===== GIVEN DATA =====
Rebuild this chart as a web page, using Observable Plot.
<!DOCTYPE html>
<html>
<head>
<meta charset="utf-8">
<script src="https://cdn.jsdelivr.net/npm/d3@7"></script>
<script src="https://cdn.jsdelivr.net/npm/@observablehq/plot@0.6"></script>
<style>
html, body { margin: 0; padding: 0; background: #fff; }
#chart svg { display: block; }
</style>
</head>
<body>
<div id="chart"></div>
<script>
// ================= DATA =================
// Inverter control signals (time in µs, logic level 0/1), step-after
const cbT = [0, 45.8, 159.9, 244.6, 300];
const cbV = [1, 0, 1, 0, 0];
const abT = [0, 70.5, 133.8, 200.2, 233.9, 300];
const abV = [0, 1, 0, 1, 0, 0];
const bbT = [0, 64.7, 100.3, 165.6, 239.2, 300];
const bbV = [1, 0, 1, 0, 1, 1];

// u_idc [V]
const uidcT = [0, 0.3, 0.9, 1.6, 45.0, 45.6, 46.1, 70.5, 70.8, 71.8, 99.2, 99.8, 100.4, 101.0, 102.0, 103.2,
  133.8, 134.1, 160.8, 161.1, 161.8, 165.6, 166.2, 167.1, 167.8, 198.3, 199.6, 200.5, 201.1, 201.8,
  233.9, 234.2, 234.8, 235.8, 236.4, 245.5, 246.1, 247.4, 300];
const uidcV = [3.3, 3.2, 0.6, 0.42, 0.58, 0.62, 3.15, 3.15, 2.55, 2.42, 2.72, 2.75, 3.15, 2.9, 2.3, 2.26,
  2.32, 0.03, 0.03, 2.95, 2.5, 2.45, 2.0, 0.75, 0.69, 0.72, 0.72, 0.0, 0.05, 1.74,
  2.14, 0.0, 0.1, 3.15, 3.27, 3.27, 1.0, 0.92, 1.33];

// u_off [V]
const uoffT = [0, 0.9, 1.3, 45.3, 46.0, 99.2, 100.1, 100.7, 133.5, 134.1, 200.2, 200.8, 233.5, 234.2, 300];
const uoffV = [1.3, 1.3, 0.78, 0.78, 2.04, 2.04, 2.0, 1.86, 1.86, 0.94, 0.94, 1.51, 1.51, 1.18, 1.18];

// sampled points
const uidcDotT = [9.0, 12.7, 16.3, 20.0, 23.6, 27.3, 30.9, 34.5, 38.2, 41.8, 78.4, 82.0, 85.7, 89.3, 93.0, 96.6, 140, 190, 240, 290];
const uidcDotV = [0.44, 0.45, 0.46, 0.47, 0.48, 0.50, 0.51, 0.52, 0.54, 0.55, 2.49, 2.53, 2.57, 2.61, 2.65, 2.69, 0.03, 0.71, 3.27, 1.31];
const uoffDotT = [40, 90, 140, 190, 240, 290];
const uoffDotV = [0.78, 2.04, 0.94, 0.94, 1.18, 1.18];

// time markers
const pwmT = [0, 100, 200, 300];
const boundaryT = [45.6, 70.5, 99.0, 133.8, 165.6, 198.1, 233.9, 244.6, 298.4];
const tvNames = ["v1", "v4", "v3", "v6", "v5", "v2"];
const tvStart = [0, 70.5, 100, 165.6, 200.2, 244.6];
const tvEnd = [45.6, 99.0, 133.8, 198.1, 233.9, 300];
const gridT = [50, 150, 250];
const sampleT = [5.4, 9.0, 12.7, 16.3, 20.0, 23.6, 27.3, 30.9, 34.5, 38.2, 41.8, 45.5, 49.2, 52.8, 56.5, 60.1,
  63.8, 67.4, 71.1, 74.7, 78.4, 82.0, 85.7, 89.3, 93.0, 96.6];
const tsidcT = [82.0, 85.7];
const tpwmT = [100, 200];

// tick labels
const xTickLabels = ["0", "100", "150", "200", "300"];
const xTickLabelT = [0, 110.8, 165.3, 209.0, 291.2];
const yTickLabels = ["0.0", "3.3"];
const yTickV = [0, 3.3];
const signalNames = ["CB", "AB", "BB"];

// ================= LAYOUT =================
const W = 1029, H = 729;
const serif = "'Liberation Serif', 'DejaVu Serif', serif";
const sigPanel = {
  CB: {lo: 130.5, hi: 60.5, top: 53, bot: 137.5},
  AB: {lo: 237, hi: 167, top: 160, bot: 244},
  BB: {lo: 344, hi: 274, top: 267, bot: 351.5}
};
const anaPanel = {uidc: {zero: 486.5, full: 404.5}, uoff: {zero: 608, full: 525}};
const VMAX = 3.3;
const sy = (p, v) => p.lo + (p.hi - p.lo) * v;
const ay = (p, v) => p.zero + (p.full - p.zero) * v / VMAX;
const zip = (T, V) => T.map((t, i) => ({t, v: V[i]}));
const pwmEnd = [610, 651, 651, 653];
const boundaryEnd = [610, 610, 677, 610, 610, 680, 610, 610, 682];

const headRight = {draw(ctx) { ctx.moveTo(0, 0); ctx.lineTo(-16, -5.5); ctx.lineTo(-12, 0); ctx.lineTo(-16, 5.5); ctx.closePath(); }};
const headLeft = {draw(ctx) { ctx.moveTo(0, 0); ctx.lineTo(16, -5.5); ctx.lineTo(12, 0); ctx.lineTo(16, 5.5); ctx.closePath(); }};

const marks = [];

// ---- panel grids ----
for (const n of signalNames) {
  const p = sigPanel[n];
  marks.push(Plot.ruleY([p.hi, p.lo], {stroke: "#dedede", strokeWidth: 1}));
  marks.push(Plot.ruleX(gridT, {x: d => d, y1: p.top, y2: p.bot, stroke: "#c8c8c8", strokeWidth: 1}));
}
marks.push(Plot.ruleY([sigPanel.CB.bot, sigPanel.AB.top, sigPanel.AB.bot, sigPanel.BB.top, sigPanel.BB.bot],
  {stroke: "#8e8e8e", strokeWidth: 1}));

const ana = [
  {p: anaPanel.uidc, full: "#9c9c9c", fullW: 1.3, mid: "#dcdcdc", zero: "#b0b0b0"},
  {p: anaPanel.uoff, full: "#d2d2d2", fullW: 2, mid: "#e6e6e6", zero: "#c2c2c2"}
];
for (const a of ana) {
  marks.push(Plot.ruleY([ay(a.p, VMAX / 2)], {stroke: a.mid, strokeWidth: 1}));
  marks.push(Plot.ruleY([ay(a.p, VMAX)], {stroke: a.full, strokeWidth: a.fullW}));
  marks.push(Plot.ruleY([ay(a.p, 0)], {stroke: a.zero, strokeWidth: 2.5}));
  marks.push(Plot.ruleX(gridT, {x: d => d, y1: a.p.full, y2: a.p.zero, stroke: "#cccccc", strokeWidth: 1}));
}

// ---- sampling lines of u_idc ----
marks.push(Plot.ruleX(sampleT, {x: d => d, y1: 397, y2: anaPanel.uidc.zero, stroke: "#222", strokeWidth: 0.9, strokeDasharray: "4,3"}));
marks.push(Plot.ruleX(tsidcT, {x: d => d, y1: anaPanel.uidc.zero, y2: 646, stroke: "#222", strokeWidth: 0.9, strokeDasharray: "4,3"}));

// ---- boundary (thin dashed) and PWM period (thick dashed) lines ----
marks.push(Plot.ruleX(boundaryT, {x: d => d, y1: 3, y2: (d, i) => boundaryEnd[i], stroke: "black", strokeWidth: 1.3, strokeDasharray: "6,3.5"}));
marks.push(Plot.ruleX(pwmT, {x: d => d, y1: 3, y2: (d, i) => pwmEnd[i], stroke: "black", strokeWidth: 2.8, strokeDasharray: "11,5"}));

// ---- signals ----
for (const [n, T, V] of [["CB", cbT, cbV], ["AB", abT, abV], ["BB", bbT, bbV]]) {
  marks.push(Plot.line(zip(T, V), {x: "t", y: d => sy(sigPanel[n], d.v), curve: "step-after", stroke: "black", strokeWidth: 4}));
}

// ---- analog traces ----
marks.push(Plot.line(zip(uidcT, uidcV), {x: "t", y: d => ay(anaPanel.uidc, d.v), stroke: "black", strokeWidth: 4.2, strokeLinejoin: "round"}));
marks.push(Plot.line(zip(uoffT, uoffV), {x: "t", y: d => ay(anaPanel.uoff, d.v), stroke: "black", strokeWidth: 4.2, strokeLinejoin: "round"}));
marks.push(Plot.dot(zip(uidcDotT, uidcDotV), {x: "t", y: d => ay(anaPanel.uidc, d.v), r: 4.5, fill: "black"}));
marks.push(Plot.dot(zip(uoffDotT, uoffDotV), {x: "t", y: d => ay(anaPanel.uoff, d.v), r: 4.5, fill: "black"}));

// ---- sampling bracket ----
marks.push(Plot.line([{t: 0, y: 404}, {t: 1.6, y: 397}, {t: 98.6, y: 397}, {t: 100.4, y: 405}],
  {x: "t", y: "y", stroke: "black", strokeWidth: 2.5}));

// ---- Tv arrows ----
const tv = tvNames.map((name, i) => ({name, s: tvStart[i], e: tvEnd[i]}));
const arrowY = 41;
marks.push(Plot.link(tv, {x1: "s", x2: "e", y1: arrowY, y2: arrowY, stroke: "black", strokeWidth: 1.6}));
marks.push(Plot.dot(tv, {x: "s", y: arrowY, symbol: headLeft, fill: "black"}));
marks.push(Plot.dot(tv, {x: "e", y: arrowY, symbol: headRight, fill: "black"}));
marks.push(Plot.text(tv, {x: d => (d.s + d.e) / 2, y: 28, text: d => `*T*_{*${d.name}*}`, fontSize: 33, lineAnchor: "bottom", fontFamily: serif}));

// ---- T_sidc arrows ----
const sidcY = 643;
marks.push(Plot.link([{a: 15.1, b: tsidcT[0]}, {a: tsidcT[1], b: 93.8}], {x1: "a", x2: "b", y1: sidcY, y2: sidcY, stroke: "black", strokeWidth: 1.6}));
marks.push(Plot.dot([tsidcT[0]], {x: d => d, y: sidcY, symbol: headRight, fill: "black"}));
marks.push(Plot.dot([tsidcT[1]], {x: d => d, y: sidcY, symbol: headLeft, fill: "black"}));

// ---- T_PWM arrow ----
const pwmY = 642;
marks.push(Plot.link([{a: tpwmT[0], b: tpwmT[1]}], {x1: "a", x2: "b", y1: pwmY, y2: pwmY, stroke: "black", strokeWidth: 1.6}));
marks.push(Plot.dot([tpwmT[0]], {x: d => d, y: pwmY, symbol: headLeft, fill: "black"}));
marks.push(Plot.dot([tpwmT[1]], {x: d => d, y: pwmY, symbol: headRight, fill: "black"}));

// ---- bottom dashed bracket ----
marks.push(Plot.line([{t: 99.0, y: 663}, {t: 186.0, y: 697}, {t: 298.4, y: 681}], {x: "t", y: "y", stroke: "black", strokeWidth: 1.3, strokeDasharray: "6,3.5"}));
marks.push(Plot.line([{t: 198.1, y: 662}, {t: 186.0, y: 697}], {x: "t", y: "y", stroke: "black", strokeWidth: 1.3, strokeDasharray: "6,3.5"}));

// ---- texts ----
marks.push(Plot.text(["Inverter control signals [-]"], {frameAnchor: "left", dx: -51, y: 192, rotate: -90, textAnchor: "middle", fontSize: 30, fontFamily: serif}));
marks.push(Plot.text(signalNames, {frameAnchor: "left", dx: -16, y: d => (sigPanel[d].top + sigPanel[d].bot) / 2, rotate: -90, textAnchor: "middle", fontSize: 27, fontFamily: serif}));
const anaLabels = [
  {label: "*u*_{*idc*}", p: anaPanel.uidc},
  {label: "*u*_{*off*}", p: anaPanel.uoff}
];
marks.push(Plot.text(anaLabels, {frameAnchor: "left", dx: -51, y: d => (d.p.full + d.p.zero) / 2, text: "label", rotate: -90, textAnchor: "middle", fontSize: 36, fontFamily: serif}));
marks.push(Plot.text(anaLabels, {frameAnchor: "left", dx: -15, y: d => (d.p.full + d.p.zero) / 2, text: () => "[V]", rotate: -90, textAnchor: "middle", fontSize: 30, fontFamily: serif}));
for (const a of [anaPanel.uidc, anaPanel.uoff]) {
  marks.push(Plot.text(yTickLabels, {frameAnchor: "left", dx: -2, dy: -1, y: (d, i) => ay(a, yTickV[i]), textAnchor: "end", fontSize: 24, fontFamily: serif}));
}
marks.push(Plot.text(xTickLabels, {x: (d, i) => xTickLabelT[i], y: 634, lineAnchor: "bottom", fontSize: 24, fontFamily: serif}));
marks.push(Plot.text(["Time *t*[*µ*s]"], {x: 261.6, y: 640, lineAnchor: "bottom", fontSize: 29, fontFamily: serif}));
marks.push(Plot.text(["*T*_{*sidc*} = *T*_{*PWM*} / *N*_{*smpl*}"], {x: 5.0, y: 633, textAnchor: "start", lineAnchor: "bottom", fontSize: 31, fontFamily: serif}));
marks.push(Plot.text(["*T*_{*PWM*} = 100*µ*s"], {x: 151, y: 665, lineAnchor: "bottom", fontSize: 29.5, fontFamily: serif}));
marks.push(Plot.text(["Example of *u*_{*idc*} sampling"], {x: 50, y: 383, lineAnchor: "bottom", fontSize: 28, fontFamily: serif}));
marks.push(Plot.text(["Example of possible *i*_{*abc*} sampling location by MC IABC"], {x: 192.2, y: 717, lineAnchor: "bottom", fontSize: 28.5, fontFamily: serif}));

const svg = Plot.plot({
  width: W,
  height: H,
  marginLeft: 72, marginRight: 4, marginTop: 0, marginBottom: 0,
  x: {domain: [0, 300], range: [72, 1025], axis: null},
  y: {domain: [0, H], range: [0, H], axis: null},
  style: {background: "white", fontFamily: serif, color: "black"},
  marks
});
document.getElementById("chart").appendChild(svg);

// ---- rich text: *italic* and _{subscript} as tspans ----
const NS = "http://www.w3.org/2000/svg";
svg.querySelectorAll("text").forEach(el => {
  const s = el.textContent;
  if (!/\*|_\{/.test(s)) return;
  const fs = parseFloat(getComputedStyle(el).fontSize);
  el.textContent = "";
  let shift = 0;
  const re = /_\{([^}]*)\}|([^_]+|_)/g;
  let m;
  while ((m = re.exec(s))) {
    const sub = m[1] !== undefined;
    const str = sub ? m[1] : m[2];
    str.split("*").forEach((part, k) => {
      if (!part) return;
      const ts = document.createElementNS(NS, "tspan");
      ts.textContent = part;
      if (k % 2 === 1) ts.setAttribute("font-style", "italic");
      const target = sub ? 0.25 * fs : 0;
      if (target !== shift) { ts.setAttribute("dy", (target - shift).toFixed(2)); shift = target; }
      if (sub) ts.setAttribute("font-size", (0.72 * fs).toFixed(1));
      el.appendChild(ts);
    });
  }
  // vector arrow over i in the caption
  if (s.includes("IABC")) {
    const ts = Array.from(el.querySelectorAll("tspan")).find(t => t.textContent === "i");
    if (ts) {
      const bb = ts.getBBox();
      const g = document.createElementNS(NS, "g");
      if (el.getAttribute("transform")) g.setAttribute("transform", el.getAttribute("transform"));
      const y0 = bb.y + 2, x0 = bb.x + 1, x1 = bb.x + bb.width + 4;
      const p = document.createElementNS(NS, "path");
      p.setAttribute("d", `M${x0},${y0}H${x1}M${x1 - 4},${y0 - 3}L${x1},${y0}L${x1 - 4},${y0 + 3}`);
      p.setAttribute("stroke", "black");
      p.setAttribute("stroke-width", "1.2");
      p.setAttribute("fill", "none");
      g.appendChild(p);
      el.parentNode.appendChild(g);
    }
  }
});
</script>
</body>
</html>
=====
===== GIVEN DATA =====
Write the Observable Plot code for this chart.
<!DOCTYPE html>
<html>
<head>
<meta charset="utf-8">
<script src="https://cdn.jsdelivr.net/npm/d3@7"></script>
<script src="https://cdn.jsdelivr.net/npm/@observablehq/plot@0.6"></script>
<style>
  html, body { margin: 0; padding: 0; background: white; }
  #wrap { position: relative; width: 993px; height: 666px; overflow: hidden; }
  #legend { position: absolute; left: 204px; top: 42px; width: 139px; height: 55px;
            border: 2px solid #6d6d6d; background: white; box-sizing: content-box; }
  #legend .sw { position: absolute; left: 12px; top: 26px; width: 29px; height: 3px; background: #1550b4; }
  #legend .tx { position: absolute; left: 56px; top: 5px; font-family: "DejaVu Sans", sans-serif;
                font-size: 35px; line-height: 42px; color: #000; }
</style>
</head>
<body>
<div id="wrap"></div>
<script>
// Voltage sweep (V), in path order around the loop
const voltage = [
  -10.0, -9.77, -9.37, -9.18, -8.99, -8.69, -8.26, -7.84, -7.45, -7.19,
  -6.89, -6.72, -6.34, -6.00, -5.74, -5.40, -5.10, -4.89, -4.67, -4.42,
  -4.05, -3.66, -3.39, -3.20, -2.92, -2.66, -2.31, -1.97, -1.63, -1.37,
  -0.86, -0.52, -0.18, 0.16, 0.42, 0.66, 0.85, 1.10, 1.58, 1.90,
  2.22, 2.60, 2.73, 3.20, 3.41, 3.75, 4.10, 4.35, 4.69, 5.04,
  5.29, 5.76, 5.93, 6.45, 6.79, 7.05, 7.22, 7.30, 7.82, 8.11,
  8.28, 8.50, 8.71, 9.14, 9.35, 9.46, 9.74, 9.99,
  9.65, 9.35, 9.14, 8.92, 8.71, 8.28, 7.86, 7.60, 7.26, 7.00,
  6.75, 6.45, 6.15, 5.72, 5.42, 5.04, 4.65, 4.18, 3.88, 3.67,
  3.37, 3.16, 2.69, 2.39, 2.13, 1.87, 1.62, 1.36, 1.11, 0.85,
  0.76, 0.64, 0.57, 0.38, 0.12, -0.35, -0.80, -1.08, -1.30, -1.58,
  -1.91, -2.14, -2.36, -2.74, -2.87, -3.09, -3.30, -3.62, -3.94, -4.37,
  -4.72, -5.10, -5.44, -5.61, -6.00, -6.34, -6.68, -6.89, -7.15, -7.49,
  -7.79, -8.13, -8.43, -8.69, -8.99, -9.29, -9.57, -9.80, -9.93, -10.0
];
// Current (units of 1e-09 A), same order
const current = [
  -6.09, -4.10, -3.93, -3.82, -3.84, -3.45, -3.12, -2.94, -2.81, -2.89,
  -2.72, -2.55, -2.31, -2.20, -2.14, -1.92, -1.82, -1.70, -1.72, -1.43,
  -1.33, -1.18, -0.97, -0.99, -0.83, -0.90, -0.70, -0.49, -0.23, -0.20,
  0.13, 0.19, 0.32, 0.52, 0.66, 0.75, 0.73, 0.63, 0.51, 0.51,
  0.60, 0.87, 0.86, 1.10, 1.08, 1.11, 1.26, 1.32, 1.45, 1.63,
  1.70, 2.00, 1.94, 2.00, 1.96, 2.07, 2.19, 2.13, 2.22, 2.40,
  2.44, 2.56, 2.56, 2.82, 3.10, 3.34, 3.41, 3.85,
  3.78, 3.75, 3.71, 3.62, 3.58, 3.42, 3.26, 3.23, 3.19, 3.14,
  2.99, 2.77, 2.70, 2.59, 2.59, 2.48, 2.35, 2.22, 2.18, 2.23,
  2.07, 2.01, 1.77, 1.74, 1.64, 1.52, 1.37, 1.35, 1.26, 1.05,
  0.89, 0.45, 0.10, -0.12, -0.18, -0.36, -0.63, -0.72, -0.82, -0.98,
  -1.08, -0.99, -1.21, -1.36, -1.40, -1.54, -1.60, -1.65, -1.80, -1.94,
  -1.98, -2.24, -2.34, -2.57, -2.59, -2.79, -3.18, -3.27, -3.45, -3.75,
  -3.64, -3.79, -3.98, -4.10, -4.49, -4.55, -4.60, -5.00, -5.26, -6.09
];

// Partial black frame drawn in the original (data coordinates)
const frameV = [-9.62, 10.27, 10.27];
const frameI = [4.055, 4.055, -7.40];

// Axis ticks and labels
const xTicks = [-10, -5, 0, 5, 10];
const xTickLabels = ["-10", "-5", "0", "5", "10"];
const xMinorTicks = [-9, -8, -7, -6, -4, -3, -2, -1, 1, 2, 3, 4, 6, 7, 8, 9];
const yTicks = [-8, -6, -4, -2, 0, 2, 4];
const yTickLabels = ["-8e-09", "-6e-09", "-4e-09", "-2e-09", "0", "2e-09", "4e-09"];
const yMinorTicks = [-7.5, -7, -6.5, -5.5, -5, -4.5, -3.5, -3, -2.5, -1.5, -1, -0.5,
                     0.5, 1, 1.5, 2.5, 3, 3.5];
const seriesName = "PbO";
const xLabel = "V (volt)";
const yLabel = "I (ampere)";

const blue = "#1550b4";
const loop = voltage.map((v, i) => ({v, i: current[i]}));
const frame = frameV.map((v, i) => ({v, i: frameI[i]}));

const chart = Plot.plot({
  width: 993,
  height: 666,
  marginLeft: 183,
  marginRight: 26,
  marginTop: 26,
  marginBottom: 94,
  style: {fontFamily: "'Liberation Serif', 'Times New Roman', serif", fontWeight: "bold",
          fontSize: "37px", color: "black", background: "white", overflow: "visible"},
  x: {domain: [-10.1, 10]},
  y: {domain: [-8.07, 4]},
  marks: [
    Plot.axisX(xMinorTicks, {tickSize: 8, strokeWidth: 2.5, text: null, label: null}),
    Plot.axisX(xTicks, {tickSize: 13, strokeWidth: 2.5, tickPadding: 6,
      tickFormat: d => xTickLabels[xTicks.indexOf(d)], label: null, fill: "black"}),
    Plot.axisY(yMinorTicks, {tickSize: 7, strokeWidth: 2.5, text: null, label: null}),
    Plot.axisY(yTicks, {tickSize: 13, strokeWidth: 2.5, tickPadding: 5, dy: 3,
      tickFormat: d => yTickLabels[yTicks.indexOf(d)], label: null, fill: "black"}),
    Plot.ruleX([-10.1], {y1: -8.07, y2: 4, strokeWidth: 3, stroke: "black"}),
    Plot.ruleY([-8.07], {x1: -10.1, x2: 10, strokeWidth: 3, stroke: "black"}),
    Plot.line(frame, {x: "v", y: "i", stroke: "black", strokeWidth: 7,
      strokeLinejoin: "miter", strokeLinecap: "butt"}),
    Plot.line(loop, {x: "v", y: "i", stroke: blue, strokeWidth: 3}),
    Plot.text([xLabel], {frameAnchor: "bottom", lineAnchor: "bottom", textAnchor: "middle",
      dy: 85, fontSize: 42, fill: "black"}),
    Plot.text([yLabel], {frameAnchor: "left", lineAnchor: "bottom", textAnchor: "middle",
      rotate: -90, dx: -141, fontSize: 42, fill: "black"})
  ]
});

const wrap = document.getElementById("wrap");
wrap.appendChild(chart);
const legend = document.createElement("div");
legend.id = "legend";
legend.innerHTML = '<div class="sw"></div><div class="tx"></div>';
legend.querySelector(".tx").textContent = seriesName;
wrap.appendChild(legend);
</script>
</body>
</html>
=====
Write out again only the lines from the line containing "Rebuild this chart" through the line containing "const bbV = [1, 0, 1, 0, 1, 1];", both included, exactly as they are.

CORRECT RESULT
Rebuild this chart as a web page, using Observable Plot.
<!DOCTYPE html>
<html>
<head>
<meta charset="utf-8">
<script src="https://cdn.jsdelivr.net/npm/d3@7"></script>
<script src="https://cdn.jsdelivr.net/npm/@observablehq/plot@0.6"></script>
<style>
html, body { margin: 0; padding: 0; background: #fff; }
#chart svg { display: block; }
</style>
</head>
<body>
<div id="chart"></div>
<script>
// ================= DATA =================
// Inverter control signals (time in µs, logic level 0/1), step-after
const cbT = [0, 45.8, 159.9, 244.6, 300];
const cbV = [1, 0, 1, 0, 0];
const abT = [0, 70.5, 133.8, 200.2, 233.9, 300];
const abV = [0, 1, 0, 1, 0, 0];
const bbT = [0, 64.7, 100.3, 165.6, 239.2, 300];
const bbV = [1, 0, 1, 0, 1, 1];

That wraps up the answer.